Where the extraneous matter is another invention which is the subject of a monopoly in some other person, the reasons for the rule requiring a distinguishing of profits becomes clearer because of the necessity of preventing a double liability on the part of the defendant; but the reasons for its application to any other case are vague, and the practice difficult. In the present cause the court below held that it was not proven that the inventions of the Cushing and Thornburgh patents, or either of them, were embodied in the casings on which the profits were calculated, or contributed thereto, and in this we entirely agree. An examination of the testimony in the record shows that some of the forms of' parts of the combinations of those patents are to be found in the Canda patent, but nothing which represents any patented device of Cushing or of Thornburgh. Nor do we find any substantial thing deserving of being reckoned as a factor to which a portion of the price was due.

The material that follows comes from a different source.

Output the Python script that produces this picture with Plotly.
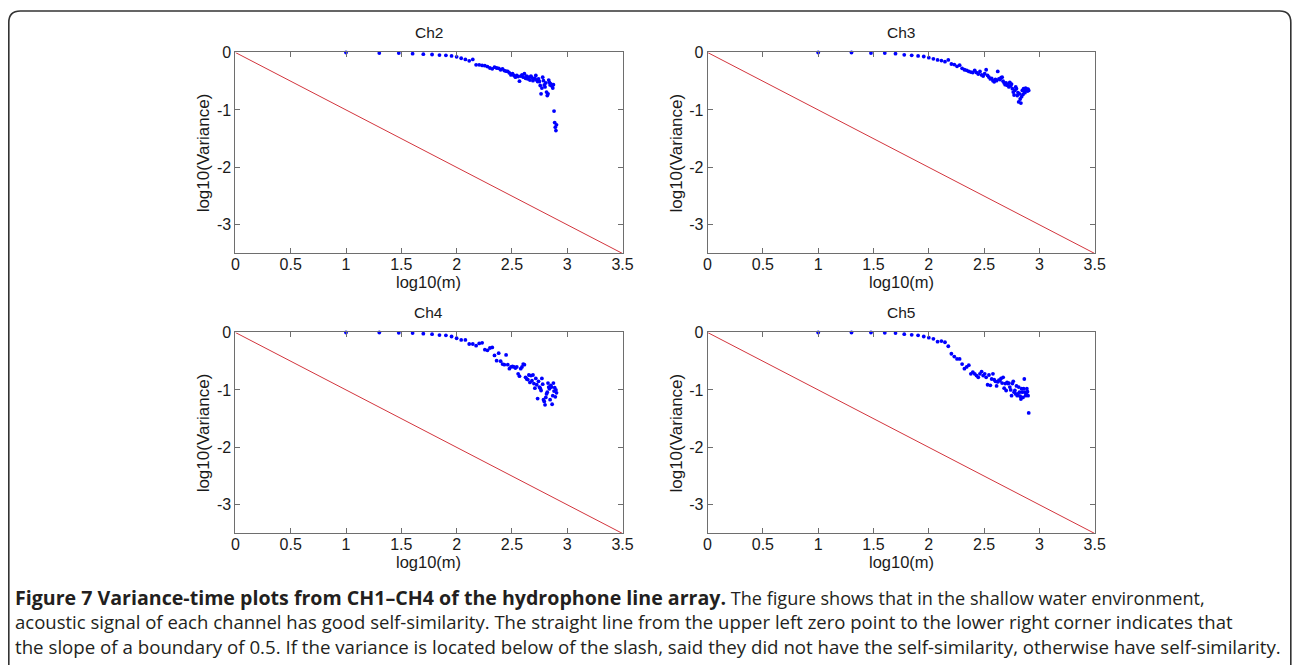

It was settled as between these parties by the former decree
There are no other questions of sufficient importance to require discussion. There is a question of costs, but they were in the discretion of the court, and not the subject of appeal.
The decree of the Circuit Court will be reversed, and the cause remanded, with instructions to modify it in accordance with this opinion, and, as thus modified, re-enter it as the final decree of the court.